Obrien Private Wealth Filed an application with the state of Ohio for an investment adviser firm license on September 17, 2008, the very same day he was banned from the industry by FINRA. According to state records, the firm was going to provide “financial planning services, portfolio management for individuals and businesses, and pension consulting services.” The application was withdrawn in December 2008.
While at Robert Baird, FINRA claimed that O’Brien stole over $300,000 from Ross Brooks, one of his customers who later committed suicide in July 2010. He was later fired by Baird and he lost his adviser license, in addition to being barred from the industry. Notwithstanding that, O’Brien continued to solicit former Baird customers from September 2008 until February 2010, ultimately getting 15 to sign up with his firm.
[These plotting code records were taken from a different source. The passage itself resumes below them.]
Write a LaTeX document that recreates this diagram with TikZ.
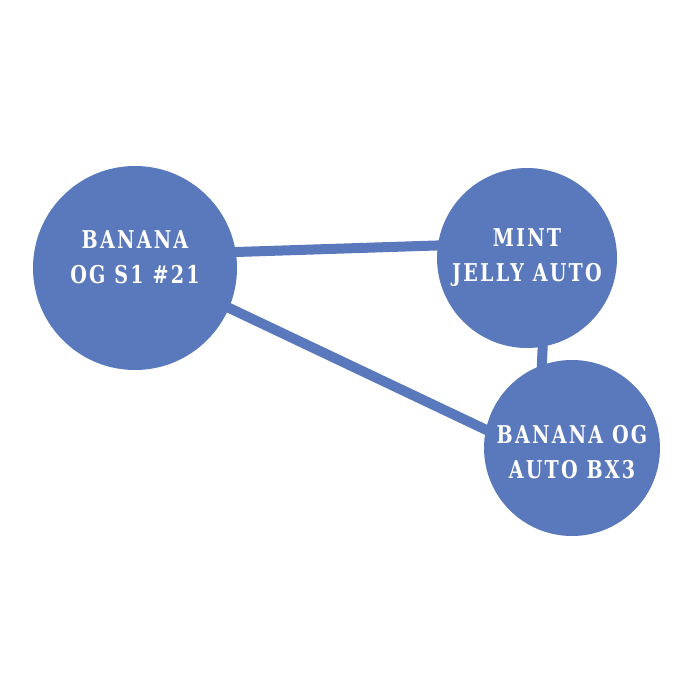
\documentclass[tikz,border=0pt]{standalone}
\usepackage{fontspec}
\newfontfamily\lblfont{DejaVu Serif}[UprightFont=* Bold, FakeStretch=0.78, LetterSpace=9]
\usetikzlibrary{backgrounds}
\definecolor{nodeblue}{RGB}{90,120,188}
\tikzset{
  blob/.style={circle, fill=nodeblue, draw=none, inner sep=0pt, minimum size=#1},
  link/.style={draw=nodeblue, line width=10pt, shorten <=-4pt, shorten >=-4pt},
  lbl/.style={text=white, font=\lblfont\fontsize{24.5}{35}\selectfont, align=center, inner sep=0pt}
}
\begin{document}
\begin{tikzpicture}[x=1pt,y=-1pt]
\useasboundingbox (0,0) rectangle (700,700);
\node[blob=204pt] (A) at (135,268) {};
\node[blob=180pt] (B) at (527,258) {};
\node[blob=176pt] (C) at (572,448) {};
\node[lbl] (tA) at (135,257) {BANANA\\OG S1 \#21};
\node[lbl] (tB) at (527,258) {MINT\\JELLY AUTO};
\node[lbl] (tC) at (572,452) {BANANA OG\\AUTO BX3};
\begin{pgfonlayer}{background}
\draw[link] (A.9) -- (B.172);
\draw[link] (A.-23) -- (C.168);
\draw[link] (B.-80) -- (C.110);
\end{pgfonlayer}
\end{tikzpicture}
\end{document}
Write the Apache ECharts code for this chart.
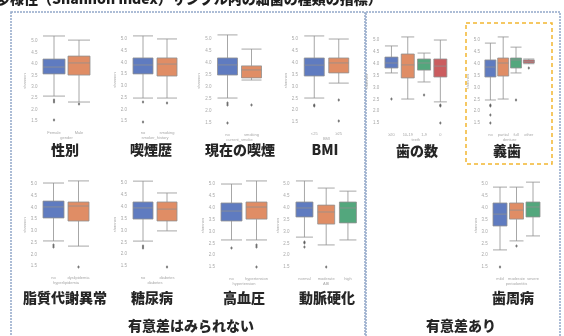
<!DOCTYPE html>
<html><head><meta charset="utf-8">
<script src="https://cdn.jsdelivr.net/npm/echarts@6/dist/echarts.min.js"></script>
<style>html,body{margin:0;padding:0;background:#fff}#c{width:564px;height:336px}</style>
</head><body><div id="c"></div>
<script>
// ---- data (Shannon index) ----
const genderCats = ['Female','Male'];
const genderBoxes = [[2.59,3.56,3.86,4.21,5.22],[2.33,3.51,4.04,4.34,5.04]];
const genderOut = [[0,2.42],[0,2.33],[0,1.54],[1,2.24]];

const smokeHistCats = ['no','smoking'];
const smokeHistBoxes = [[2.48,3.51,3.89,4.19,5.13],[2.48,3.42,3.93,4.19,5.0]];
const smokeHistOut = [[0,2.31],[0,1.46],[1,2.27]];

const smokeNowCats = ['no','smoking'];
const smokeNowBoxes = [[2.54,3.5,3.92,4.21,5.17],[3.29,3.38,3.71,3.88,4.58]];
const smokeNowOut = [[0,2.33],[0,2.25],[0,1.5],[1,2.25]];

const bmiCats = ['<25','≥25'];
const bmiBoxes = [[2.51,3.44,3.9,4.2,5.13],[3.14,3.57,3.99,4.2,5.0]];
const bmiOut = [[0,2.22],[0,2.17],[1,2.43],[1,1.54]];

const teethCats = ['≥20','10-19','1-9','0'];
const teethBoxes = [[3.61,3.82,4.03,4.28,4.75],[2.51,3.4,3.95,4.41,5.13],[3.23,3.73,4.03,4.2,4.45],[2.39,3.44,3.9,4.2,5.0]];
const teethOut = [[0,2.51],[2,2.68],[3,2.26],[3,2.22],[3,1.5]];

const dentureCats = ['no','partial','full','other'];
const dentureBoxes = [[2.47,3.44,3.86,4.16,4.87],[2.51,3.48,4.03,4.24,5.13],[3.61,3.82,4.16,4.24,4.7],[4.0,4.03,4.1,4.16,4.2]];
const dentureOut = [[0,2.26],[0,2.22],[0,1.84],[0,1.5],[2,2.47],[3,3.82]];

const lipidCats = ['no','dyslipidemia'];
const lipidBoxes = [[2.57,3.55,4.02,4.27,5.04],[2.35,3.42,4.06,4.23,5.13]];
const lipidOut = [[0,2.4],[0,2.31],[1,1.46]];

const diabCats = ['no','diabetes'];
const diabBoxes = [[2.55,3.48,3.95,4.2,5.08],[2.98,3.4,3.9,4.2,4.58]];
const diabOut = [[0,2.34],[0,2.26],[1,1.46]];

const htCats = ['no','hypertension'];
const htBoxes = [[2.64,3.44,3.86,4.2,5.0],[2.64,3.52,4.03,4.24,5.13]];
const htOut = [[0,2.3],[1,2.43],[1,2.34],[1,1.5]];

const abiCats = ['normal','moderate','high'];
const abiBoxes = [[2.76,3.61,3.99,4.24,5.13],[2.43,3.31,3.82,4.11,4.83],[2.64,3.36,3.99,4.24,4.7]];
const abiOut = [[0,2.55],[0,2.51],[0,2.34],[1,1.5]];

const perioCats = ['mild','moderate','severe'];
const perioBoxes = [[2.22,3.23,3.73,4.2,4.87],[2.6,3.52,3.9,4.2,4.87],[2.81,3.61,4.03,4.24,5.08]];
const perioOut = [[0,1.5],[1,2.39]];

const plotTitles = ['性別','喫煙歴','現在の喫煙','BMI','歯の数','義歯','脂質代謝異常','糖尿病','高血圧','動脈硬化','歯周病'];
const xNames = ['gender','smoker_history','current_smoke','BMI','teeth','denture','hyperlipidemia','diabetes','hypertension','ABI','periodontitis'];
const headline = '多様性（Shannon index）サンプル内の細菌の種類の指標）';
const groupLabels = ['有意差はみられない','有意差あり'];
const yMin = 1.25, yMax = 5.25, yStep = 0.25;

// ---- layout ----
const plots = [
  {cats:genderCats, boxes:genderBoxes, out:genderOut, g:[41.5,35.3,50,91.4], bw:22, t:[65,150]},
  {cats:smokeHistCats, boxes:smokeHistBoxes, out:smokeHistOut, g:[131,33.1,48,93.8], bw:20, t:[151,150]},
  {cats:smokeNowCats, boxes:smokeNowBoxes, out:smokeNowOut, g:[215.5,33,48,96], bw:20, t:[240,150]},
  {cats:bmiCats, boxes:bmiBoxes, out:bmiOut, g:[302,33.1,49,94.8], bw:20, t:[325,150]},
  {cats:teethCats, boxes:teethBoxes, out:teethOut, g:[383.3,34.1,65.2,94.8], bw:13, t:[417,151]},
  {cats:dentureCats, boxes:dentureBoxes, out:dentureOut, g:[484,34.1,51.2,94.8], bw:11, t:[507,151]},
  {cats:lipidCats, boxes:lipidBoxes, out:lipidOut, g:[41,178.1,50,93.8], bw:21, t:[65,298]},
  {cats:diabCats, boxes:diabBoxes, out:diabOut, g:[131,177.1,48,94.8], bw:20, t:[152,298]},
  {cats:htCats, boxes:htBoxes, out:htOut, g:[219,178.1,50,94.8], bw:21, t:[244,298]},
  {cats:abiCats, boxes:abiBoxes, out:abiOut, g:[293.6,178.1,65.2,94.8], bw:17, t:[327,298]},
  {cats:perioCats, boxes:perioBoxes, out:perioOut, g:[491.75,178.1,49.5,94.8], bw:14, t:[513,298]}
];
const colors = ['#5f7bc0','#e08d65','#53a77d','#cb5c5f'];
const lab = '#a8a8a8';

const grid=[], xAxis=[], yAxis=[], series=[], graphic=[];
plots.forEach((p,i)=>{
  grid.push({left:p.g[0], top:p.g[1], width:p.g[2], height:p.g[3]});
  xAxis.push({type:'category', gridIndex:i, data:p.cats, name:xNames[i], nameLocation:'middle', nameGap:9,
    nameTextStyle:{fontSize:4, color:lab}, axisLine:{show:false}, axisTick:{show:false},
    axisLabel:{fontSize:4, color:lab, margin:4, interval:0}});
  yAxis.push({type:'value', gridIndex:i, min:yMin, max:yMax, interval:yStep, name:'shannon', nameLocation:'middle', nameGap:14,
    nameTextStyle:{fontSize:4, color:lab}, splitLine:{show:false}, axisLine:{show:false}, axisTick:{show:false},
    axisLabel:{fontSize:4.5, color:lab, margin:4, formatter:v=>{const d=v*2; return Math.abs(d-Math.round(d))<1e-6 ? v.toFixed(1) : '';}}});
  series.push({type:'boxplot', xAxisIndex:i, yAxisIndex:i, boxWidth:[p.bw,p.bw],
    data:p.boxes.map((b,k)=>({value:b, itemStyle:{color:colors[k], borderColor:'#909090', borderWidth:0.8}})),
    emphasis:{disabled:true}, silent:true});
  series.push({type:'scatter', xAxisIndex:i, yAxisIndex:i, symbol:'diamond', symbolSize:[2.5,3.5],
    data:p.out.map(o=>[p.cats[o[0]], o[1]]), itemStyle:{color:'#555'}, silent:true});
  graphic.push({type:'text', style:{text:plotTitles[i], x:p.t[0], y:p.t[1],
    align:'center', verticalAlign:'middle', font:'900 14px "Noto Sans CJK JP"', fill:'#262626'}});
});

graphic.push(
  {type:'rect', shape:{x:11, y:12, width:354, height:340}, style:{fill:'none', stroke:'#93a8c9', lineWidth:1.5, lineDash:[2,1]}},
  {type:'rect', shape:{x:366, y:12, width:194, height:340}, style:{fill:'none', stroke:'#93a8c9', lineWidth:1.5, lineDash:[2,1]}},
  {type:'rect', shape:{x:466, y:23, width:86, height:141}, style:{fill:'none', stroke:'#f2b630', lineWidth:1.5, lineDash:[4,3]}},
  {type:'text', style:{text:headline, x:-4, y:-1, verticalAlign:'middle',
    font:'900 14px "Noto Sans CJK JP"', fill:'#1e1e1e'}},
  {type:'text', style:{text:groupLabels[0], x:191, y:326, align:'center', verticalAlign:'middle',
    font:'900 14px "Noto Sans CJK JP"', fill:'#262626'}},
  {type:'text', style:{text:groupLabels[1], x:461, y:326, align:'center', verticalAlign:'middle',
    font:'900 14px "Noto Sans CJK JP"', fill:'#262626'}}
);

const chart = echarts.init(document.getElementById('c'), null, {renderer:'canvas'});
chart.setOption({animation:false, backgroundColor:'#ffffff', grid, xAxis, yAxis, series, graphic});
</script></body></html>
Additionally, he filed 21 powers of attorney with Charles Schwab Bank on behalf of those clients, giving him the authority to access the clients’ bank accounts and trade information, according to the regulators.
Although Mr. O’Brien vehemently denied providing investment advice after 2008, the Ohio authorities said that a husband and wife paid him $800 for financial advice. The couple said that he never told them that he was no longer with Robert Baird or that he was not licensed to give investment advice in Ohio, according to the complaint.
Ironically, O’Brien was elected to a 4 year term as Anderson Township Trustee in November 2009, where he and two others oversaw the town finances, including the police and fire departments and roadway funding. When it was learned that O’Brien had been barred from the securities industry, he was forced by a group of citizens to buy a $25,000 bond, which was far more than the $10,000 bond for other trustees. An attorney for the township has requested that he resign because of the allegations made against him that resulted in his termination and being banned, since his past ought to raise suspicions.